[start]
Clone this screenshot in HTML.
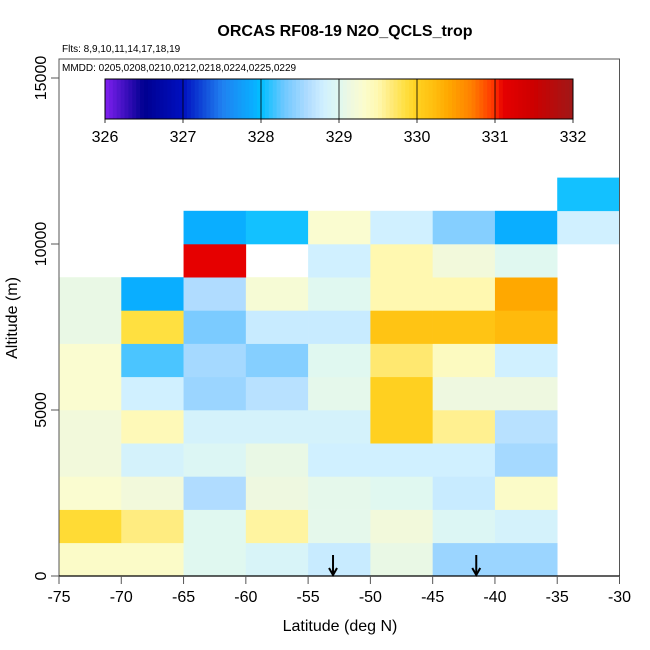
<!DOCTYPE html>
<html><head><meta charset="utf-8"><style>body{margin:0;background:#fff}svg{display:block;font-family:"Liberation Sans",sans-serif}</style></head>
<body>
<svg id="chart" width="650" height="650"></svg>
<script>
const latEdges=[-75,-70,-65,-60,-55,-50,-45,-40,-35,-30];
const altRows=[0,1000,2000,3000,4000,5000,6000,7000,8000,9000,10000,11000];
// values per row (row index = altitude bin), per column; null = no data
const row0=[329.35,329.35,329.0,328.9,328.75,329.1,328.5,328.5,null];
const row1=[329.9,329.65,329.0,329.55,329.05,329.2,328.95,328.85,null];
const row2=[329.3,329.2,328.6,329.15,329.05,329.0,328.75,329.35,null];
const row3=[329.2,328.85,328.95,329.1,328.8,328.8,328.8,328.55,null];
const row4=[329.2,329.45,328.85,328.85,328.85,330.0,329.6,328.65,null];
const row5=[329.3,328.8,328.5,328.65,329.05,330.0,329.15,329.15,null];
const row6=[329.3,328.2,328.55,328.4,329.0,329.7,329.4,328.8,null];
const row7=[329.1,329.85,328.35,328.75,328.75,330.15,330.15,330.25,null];
const row8=[329.1,327.9,328.6,329.25,329.0,329.5,329.5,330.4,null];
const row9=[null,null,331.1,null,328.8,329.5,329.2,329.0,null];
const row10=[null,null,327.9,328.05,329.3,328.8,328.4,327.9,328.8];
const row11=[null,null,null,null,null,null,null,null,328.05];
const rows=[row0,row1,row2,row3,row4,row5,row6,row7,row8,row9,row10,row11];
const xTicks=[-75,-70,-65,-60,-55,-50,-45,-40,-35,-30];
const yTicks=[0,5000,10000,15000];
const cbTicks=[326,327,328,329,330,331,332];
const arrowLats=[-53,-41.5];

const X0=59,X1=619.5,Y0=576,Ytop=59;
const xs=v=>X0+(v+75)/45*(X1-X0);
const ys=v=>Y0-v*0.0332;
const stops=[[326,'#8020f0'],[326.5,'#000090'],[327,'#0010c0'],[327.5,'#2080f0'],[327.9,'#0aaeff'],[328.0,'#00bfff'],[328.3,'#70c8ff'],[328.6,'#b0dcff'],[328.8,'#d0f0ff'],[329.0,'#e0f8f0'],[329.15,'#eef8e0'],[329.3,'#fafcd0'],[329.5,'#fff8b0'],[329.7,'#ffe870'],[329.85,'#ffe040'],[330.0,'#ffd020'],[330.2,'#ffc010'],[330.4,'#ffa800'],[330.7,'#ff8000'],[331.0,'#ff3000'],[331.1,'#e60000'],[331.5,'#cc0000'],[332,'#a01818']];
function hx(c){return [1,3,5].map(i=>parseInt(c.substr(i,2),16));}
function cmap(v){
 if(v<=stops[0][0])return stops[0][1];
 for(let i=1;i<stops.length;i++){if(v<=stops[i][0]){const a=stops[i-1],b=stops[i];const t=(v-a[0])/(b[0]-a[0]);const ca=hx(a[1]),cb=hx(b[1]);return 'rgb('+ca.map((c,k)=>Math.round(c+(cb[k]-c)*t)).join(',')+')';}}
 return stops[stops.length-1][1];
}
const svg=document.getElementById('chart');const NS='http://www.w3.org/2000/svg';
function mk(t,a,p){const e=document.createElementNS(NS,t);for(const k in a)e.setAttribute(k,a[k]);(p||svg).appendChild(e);return e;}
function txt(s,a){const e=mk('text',a);e.textContent=s;return e;}
const g=mk('g',{});


rows.forEach((r,ri)=>r.forEach((v,ci)=>{if(v===null)return;
 const x=xs(latEdges[ci]),x2=xs(latEdges[ci+1]),y=ys(altRows[ri]+1000),y2=ys(altRows[ri]);
 const c=mk('rect',{x:x,y:y,width:x2-x+0.3,height:y2-y+0.3,fill:cmap(v)},g);
 
 
}));
// frame
const fr=mk('rect',{x:X0,y:Ytop,width:X1-X0,height:Y0-Ytop,fill:'none',stroke:'#555','stroke-width':1});


mk('line',{x1:X0,y1:Y0,x2:X1,y2:Y0,stroke:'#000','stroke-width':1.2});
xTicks.forEach(t=>{const x=xs(t);mk('line',{x1:x,y1:Y0,x2:x,y2:Y0+8,stroke:'#555'});
 const e=txt(t,{x:x,y:Y0+26,'font-size':16,'text-anchor':'middle'});
 
 });
yTicks.forEach(t=>{const y=ys(t);mk('line',{x1:X0-8,y1:y,x2:X0,y2:y,stroke:'#555'});
 const e=txt(t,{x:0,y:0,'font-size':16,'text-anchor':'middle',transform:'translate(46,'+y+') rotate(-90)'});
 
 });
// arrows
arrowLats.forEach(a=>{const x=xs(a);const ga=mk('g',{stroke:'#000','stroke-width':2,fill:'none'});
 
 
 mk('line',{x1:x,y1:555,x2:x,y2:575},ga);mk('polyline',{points:(x-4)+',568 '+x+',575 '+(x+4)+',568'},ga);});
// colorbar
const CB0=105,CB1=573,CBy=79,CBh=40;
const cb=mk('g',{});


for(let i=0;i<120;i++){const v=326+i*6/120;const x=CB0+i*(CB1-CB0)/120;mk('rect',{x:x,y:CBy,width:(CB1-CB0)/120+0.5,height:CBh,fill:cmap(v+0.025)},cb);}
mk('rect',{x:CB0,y:CBy,width:CB1-CB0,height:CBh,fill:'none',stroke:'#000'},cb);
cbTicks.forEach(t=>{const x=CB0+(t-326)/6*(CB1-CB0);mk('line',{x1:x,y1:CBy,x2:x,y2:CBy+CBh+4,stroke:'#000','stroke-width':0.8},cb);
 const e=txt(t,{x:x,y:CBy+CBh+23,'font-size':16,'text-anchor':'middle'});
 
 });
const T=txt('ORCAS RF08-19 N2O_QCLS_trop',{x:345,y:36,'font-size':16,'font-weight':'bold','text-anchor':'middle'});


const f=txt('Flts: 8,9,10,11,14,17,18,19',{x:62,y:52,'font-size':10});


const m=txt('MMDD: 0205,0208,0210,0212,0218,0224,0225,0229',{x:62,y:71,'font-size':10});


const xl=txt('Latitude (deg N)',{x:340,y:631,'font-size':16,'text-anchor':'middle'});


const yl=txt('Altitude (m)',{x:0,y:0,'font-size':16,'text-anchor':'middle',transform:'translate(17,318) rotate(-90)'});


</script>
</body></html>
[end]
- AIM -
From the first line of the listing above, repeat every line through the one holding "const arrowLats=[-53,-41.5];". Both ends count, and pictures stay out.

- FINISHED TASK -
Clone this screenshot in HTML.
<!DOCTYPE html>
<html><head><meta charset="utf-8"><style>body{margin:0;background:#fff}svg{display:block;font-family:"Liberation Sans",sans-serif}</style></head>
<body>
<svg id="chart" width="650" height="650"></svg>
<script>
const latEdges=[-75,-70,-65,-60,-55,-50,-45,-40,-35,-30];
const altRows=[0,1000,2000,3000,4000,5000,6000,7000,8000,9000,10000,11000];
// values per row (row index = altitude bin), per column; null = no data
const row0=[329.35,329.35,329.0,328.9,328.75,329.1,328.5,328.5,null];
const row1=[329.9,329.65,329.0,329.55,329.05,329.2,328.95,328.85,null];
const row2=[329.3,329.2,328.6,329.15,329.05,329.0,328.75,329.35,null];
const row3=[329.2,328.85,328.95,329.1,328.8,328.8,328.8,328.55,null];
const row4=[329.2,329.45,328.85,328.85,328.85,330.0,329.6,328.65,null];
const row5=[329.3,328.8,328.5,328.65,329.05,330.0,329.15,329.15,null];
const row6=[329.3,328.2,328.55,328.4,329.0,329.7,329.4,328.8,null];
const row7=[329.1,329.85,328.35,328.75,328.75,330.15,330.15,330.25,null];
const row8=[329.1,327.9,328.6,329.25,329.0,329.5,329.5,330.4,null];
const row9=[null,null,331.1,null,328.8,329.5,329.2,329.0,null];
const row10=[null,null,327.9,328.05,329.3,328.8,328.4,327.9,328.8];
const row11=[null,null,null,null,null,null,null,null,328.05];
const rows=[row0,row1,row2,row3,row4,row5,row6,row7,row8,row9,row10,row11];
const xTicks=[-75,-70,-65,-60,-55,-50,-45,-40,-35,-30];
const yTicks=[0,5000,10000,15000];
const cbTicks=[326,327,328,329,330,331,332];
const arrowLats=[-53,-41.5];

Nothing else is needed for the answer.